** start **

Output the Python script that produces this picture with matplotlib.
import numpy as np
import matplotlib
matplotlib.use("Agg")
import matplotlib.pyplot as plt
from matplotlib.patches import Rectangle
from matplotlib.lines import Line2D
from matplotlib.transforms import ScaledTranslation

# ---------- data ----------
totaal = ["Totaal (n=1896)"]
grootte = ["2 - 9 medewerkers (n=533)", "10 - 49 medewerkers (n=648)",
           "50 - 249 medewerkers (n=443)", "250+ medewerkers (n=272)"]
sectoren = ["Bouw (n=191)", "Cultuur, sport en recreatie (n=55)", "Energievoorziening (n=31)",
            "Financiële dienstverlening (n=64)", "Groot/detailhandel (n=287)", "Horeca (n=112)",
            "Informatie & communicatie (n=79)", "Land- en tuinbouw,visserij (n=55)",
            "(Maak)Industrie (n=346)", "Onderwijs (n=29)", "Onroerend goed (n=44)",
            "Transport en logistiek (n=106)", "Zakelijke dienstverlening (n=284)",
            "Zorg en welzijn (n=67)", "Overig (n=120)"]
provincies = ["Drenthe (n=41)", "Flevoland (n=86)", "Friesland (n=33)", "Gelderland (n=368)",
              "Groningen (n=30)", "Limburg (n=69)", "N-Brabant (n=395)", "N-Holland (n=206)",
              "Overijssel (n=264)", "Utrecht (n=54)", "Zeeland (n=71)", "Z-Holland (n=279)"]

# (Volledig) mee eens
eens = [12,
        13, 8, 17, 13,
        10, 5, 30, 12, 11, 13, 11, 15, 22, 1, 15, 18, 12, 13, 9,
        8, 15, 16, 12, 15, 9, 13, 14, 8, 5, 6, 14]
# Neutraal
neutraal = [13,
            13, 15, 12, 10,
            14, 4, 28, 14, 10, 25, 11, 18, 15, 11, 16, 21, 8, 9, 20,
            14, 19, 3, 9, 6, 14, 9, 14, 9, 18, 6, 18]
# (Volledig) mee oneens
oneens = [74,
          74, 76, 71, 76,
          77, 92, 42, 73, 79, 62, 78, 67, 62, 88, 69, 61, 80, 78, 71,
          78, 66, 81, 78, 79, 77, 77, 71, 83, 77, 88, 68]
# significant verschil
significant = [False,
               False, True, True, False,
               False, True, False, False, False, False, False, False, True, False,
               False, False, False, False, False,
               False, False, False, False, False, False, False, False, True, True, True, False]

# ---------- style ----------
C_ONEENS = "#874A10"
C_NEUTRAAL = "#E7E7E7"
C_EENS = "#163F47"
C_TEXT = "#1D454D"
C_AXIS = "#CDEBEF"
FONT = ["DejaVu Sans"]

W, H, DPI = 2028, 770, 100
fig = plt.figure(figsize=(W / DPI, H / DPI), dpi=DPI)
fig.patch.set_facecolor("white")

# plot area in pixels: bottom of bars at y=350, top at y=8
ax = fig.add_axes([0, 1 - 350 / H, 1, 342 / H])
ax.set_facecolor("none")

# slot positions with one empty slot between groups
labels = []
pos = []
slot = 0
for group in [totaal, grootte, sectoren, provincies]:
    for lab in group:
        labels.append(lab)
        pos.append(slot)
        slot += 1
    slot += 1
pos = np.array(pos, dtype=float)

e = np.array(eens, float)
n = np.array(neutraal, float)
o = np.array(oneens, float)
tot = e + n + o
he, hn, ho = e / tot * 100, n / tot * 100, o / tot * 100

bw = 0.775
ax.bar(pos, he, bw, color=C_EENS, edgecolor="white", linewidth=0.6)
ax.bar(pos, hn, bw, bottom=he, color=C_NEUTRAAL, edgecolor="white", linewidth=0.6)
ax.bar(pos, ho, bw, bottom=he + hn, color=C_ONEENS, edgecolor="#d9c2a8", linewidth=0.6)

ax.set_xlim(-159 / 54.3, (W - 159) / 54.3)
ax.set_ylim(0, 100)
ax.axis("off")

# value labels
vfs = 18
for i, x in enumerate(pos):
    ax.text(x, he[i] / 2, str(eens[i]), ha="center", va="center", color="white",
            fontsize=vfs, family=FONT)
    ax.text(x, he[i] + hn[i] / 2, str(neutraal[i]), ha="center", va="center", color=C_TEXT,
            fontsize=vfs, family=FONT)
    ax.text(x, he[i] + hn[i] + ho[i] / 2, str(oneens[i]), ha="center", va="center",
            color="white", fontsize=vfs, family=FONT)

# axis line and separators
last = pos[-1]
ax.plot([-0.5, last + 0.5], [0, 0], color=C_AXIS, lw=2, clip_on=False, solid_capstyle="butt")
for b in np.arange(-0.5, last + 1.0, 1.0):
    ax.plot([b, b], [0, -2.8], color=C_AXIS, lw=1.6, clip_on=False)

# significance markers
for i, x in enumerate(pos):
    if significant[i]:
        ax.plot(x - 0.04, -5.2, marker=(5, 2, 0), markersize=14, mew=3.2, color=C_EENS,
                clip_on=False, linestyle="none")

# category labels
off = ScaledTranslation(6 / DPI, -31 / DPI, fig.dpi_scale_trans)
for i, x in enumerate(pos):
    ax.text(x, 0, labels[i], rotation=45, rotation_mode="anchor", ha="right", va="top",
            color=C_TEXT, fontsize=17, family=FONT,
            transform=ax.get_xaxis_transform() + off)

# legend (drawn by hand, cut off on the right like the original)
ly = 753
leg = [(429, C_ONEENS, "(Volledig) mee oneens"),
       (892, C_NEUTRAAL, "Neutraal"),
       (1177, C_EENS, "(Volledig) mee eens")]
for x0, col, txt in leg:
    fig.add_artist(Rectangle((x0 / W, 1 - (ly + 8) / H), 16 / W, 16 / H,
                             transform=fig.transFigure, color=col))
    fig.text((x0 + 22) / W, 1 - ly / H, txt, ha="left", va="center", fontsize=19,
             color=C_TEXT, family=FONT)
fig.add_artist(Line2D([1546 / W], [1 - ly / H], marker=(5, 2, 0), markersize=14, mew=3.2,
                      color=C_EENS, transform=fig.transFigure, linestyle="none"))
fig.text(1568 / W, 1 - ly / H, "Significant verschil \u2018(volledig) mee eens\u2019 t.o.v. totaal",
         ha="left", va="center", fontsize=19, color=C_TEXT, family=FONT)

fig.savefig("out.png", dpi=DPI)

** end **

_TASK STATEMENT_. Print from the first line through the line that contains "from matplotlib.transforms import", please, including both, and leave out every line outside that stretch.

_EXPECTED ANSWER_.
Output the Python script that produces this picture with matplotlib.
import numpy as np
import matplotlib
matplotlib.use("Agg")
import matplotlib.pyplot as plt
from matplotlib.patches import Rectangle
from matplotlib.lines import Line2D
from matplotlib.transforms import ScaledTranslation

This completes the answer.